Owners of real estate in areas now experiencing sea level rise flooding can fight back by teaming up and going public with their plight. That’s the experience of an Ocean City, NJ, woman whose neighborhood flooded on a regular basis.
Suzanne Hornick shared her story with Samantha Harrington, a reporter for the Yale Climate Connections website. Hornick said the flooding in her neighborhood has worsened over the decades her family has owned property in Ocean City. Fed up, she fought back by creating a Facebook page that documented the flooding and by joining with her neighbors to form the Ocean City, NJ, Flooding Committee. The committee demanded that the city deal with the problem. They even distributed “Fix our flooding now” signs that residents displayed on their lawns.

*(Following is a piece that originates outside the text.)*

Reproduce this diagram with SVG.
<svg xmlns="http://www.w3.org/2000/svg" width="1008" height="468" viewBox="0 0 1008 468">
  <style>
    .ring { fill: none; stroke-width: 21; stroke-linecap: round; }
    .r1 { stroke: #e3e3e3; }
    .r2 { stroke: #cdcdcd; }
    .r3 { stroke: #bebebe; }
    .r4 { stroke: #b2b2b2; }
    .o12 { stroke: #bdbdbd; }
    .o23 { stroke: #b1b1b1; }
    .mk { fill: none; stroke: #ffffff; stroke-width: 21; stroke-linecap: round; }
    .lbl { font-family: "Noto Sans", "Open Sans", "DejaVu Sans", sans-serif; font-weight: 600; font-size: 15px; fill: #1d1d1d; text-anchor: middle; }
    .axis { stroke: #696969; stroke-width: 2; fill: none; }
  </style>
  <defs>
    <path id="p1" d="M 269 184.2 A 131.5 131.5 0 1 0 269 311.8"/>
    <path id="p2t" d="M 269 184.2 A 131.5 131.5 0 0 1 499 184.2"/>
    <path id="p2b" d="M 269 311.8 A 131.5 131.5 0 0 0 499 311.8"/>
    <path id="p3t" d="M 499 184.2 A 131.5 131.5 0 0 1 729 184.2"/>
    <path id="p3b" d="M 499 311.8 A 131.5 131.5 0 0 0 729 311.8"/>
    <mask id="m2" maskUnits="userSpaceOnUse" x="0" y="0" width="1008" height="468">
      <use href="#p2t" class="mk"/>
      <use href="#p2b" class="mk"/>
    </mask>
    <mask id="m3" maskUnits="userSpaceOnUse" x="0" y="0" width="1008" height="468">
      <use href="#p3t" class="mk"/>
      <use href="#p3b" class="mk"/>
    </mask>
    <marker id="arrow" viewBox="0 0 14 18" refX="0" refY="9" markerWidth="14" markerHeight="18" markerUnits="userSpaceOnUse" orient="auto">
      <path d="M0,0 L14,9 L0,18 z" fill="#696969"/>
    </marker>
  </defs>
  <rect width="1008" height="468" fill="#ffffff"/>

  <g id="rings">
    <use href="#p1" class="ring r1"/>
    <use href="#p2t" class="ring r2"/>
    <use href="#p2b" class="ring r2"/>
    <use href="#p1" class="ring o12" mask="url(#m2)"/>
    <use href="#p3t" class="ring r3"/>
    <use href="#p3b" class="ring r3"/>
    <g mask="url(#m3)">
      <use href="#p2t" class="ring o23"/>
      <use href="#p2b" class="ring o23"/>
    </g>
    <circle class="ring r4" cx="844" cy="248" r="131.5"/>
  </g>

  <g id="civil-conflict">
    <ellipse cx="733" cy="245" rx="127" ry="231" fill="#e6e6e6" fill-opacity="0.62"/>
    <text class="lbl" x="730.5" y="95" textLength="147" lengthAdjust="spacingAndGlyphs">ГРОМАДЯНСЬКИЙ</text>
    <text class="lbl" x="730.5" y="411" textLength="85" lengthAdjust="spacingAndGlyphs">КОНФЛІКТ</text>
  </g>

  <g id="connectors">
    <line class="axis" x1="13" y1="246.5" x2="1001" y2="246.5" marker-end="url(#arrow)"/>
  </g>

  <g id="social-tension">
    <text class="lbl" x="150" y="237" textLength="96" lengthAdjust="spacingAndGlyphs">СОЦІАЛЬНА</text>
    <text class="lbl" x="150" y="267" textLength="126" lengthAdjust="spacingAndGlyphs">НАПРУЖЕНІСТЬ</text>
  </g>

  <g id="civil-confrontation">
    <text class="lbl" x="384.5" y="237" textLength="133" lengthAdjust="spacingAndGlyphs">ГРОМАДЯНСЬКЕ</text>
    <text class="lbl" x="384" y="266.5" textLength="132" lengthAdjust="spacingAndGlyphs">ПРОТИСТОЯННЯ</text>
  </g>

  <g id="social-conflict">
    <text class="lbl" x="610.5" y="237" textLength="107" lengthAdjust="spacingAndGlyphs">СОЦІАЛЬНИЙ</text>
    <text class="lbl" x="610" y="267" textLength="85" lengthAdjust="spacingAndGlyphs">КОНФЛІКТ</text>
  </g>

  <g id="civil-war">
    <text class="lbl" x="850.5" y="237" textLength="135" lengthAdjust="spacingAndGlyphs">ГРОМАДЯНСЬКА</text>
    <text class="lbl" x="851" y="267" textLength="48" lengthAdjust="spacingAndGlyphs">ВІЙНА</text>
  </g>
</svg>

By aggressively demanding relief, Hornick and her group developed a contentious relationship with local city officials. Then they had a breakthrough when she consulted with Tom Herrington, a coastal scientist and director of the Urban Coast Institute at Monmouth University. Herrington, who grew up in Ocean City, advised Hornick and the group about how to gather tidal and flood data that could be used to convince the city to take concrete steps to solve the flooding problem wherever possible, which it did. As a result of all their efforts, Hornick says she hasn’t had flooding on her street in a year.

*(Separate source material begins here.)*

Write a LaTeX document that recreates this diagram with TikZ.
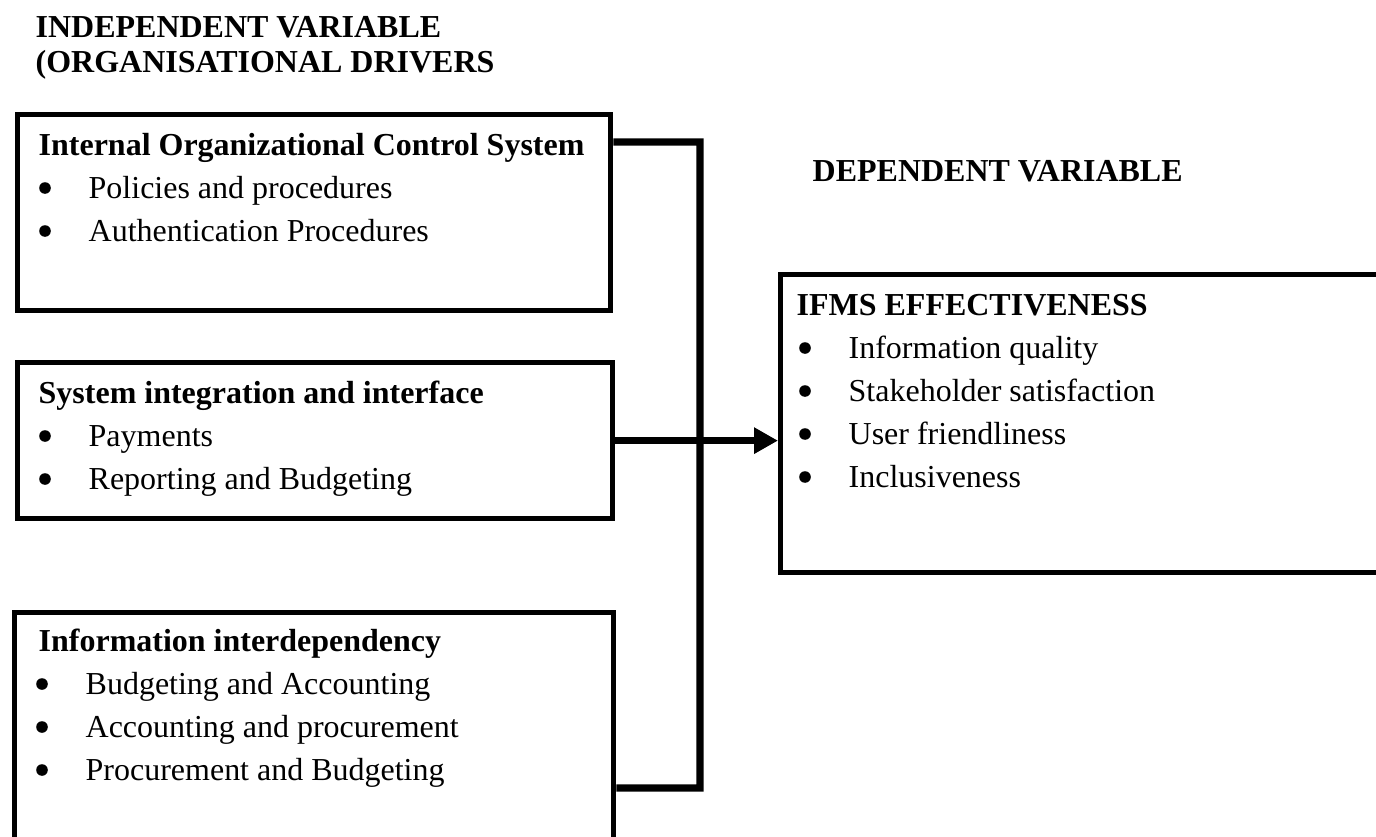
\documentclass[tikz,border=0pt]{standalone}
\usepackage{fontspec}
\setmainfont{Liberation Serif}
\usetikzlibrary{arrows.meta}

\tikzset{
  box/.style={draw, line width=1.5pt, rectangle, anchor=north west, inner sep=0pt},
  head/.style={font=\fontsize{9.1}{11}\selectfont\bfseries, anchor=base west, inner sep=0pt},
  item/.style={font=\fontsize{9.1}{11}\selectfont, anchor=base west, inner sep=0pt},
  link/.style={line width=2pt},
}
% bullet dot left of an item node
\newcommand{\bul}[1]{\fill ([xshift=-0.43cm, yshift=0.1cm]#1.base west) circle (0.058cm);}

\begin{document}
\begin{tikzpicture}
  \useasboundingbox (0,0) rectangle (13.76,8.36);

  % Titles
  \node[head] (tind1) at (0.35, 7.99) {INDEPENDENT VARIABLE};
  \node[head] (tind2) at (0.35, 7.64) {(ORGANISATIONAL DRIVERS};
  \node[head] (tdep) at (8.12, 6.55) {DEPENDENT VARIABLE};

  % Boxes
  \node[box, minimum width=5.93cm, minimum height=1.96cm] (ics) at (0.15, 7.24) {};
  \node[box, minimum width=5.95cm, minimum height=1.56cm] (sii) at (0.15, 4.76) {};
  \node[box, minimum width=5.99cm, minimum height=2.60cm] (iid) at (0.12, 2.26) {};
  \node[box, minimum width=6.50cm, minimum height=2.98cm] (eff) at (7.78, 5.64) {};

  % Internal control
  \node[head] (icsh) at (0.38, 6.81) {Internal Organizational Control System};
  \foreach \t [count=\i] in {Policies and procedures, Authentication Procedures}{
    \node[item] (ics\i) at (0.88, 6.81-0.43*\i) {\t};
    \bul{ics\i}
  }

  % Integration
  \node[head] (siih) at (0.38, 4.33) {System integration and interface};
  \foreach \t [count=\i] in {Payments, Reporting and Budgeting}{
    \node[item] (sii\i) at (0.88, 4.33-0.43*\i) {\t};
    \bul{sii\i}
  }

  % Interdependency
  \node[head] (iidh) at (0.38, 1.85) {Information interdependency};
  \foreach \t [count=\i] in {Budgeting and Accounting, Accounting and procurement, Procurement and Budgeting}{
    \node[item] (iid\i) at (0.85, 1.85-0.43*\i) {\t};
    \bul{iid\i}
  }

  % Effectiveness
  \node[head] (effh) at (7.96, 5.21) {IFMS EFFECTIVENESS};
  \foreach \t [count=\i] in {Information quality, Stakeholder satisfaction, User friendliness, Inclusiveness}{
    \node[item] (eff\i) at (8.48, 5.21-0.43*\i) {\t};
    \bul{eff\i}
  }

  % Connectors
  \coordinate (jt) at (7.00, 6.94);
  \coordinate (jb) at (7.00, 0.48);
  \draw[link] ([yshift=-0.30cm]ics.north east) -- (jt) -- (jb) -- (jb -| iid.east);
  \draw[link, -{Triangle[length=0.24cm, width=0.25cm]}] (sii.east) -- (sii.east -| eff.west);
\end{tikzpicture}
\end{document}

Hornick, the group, and the city can’t rest on their laurels, however. They still have to take additional steps to address the continuously rising seas.
With sea level rise flooding on the rise in communities along the Atlantic, Pacific and Gulf of Mexico coastlines, real estate owners can’t afford to take a passive approach when it comes to protecting what for most is their greatest investment: Their homes. Gathering data, taking photos, building a website and forming flood-focused interest groups, is a great way to appeal to officials and the public for relief.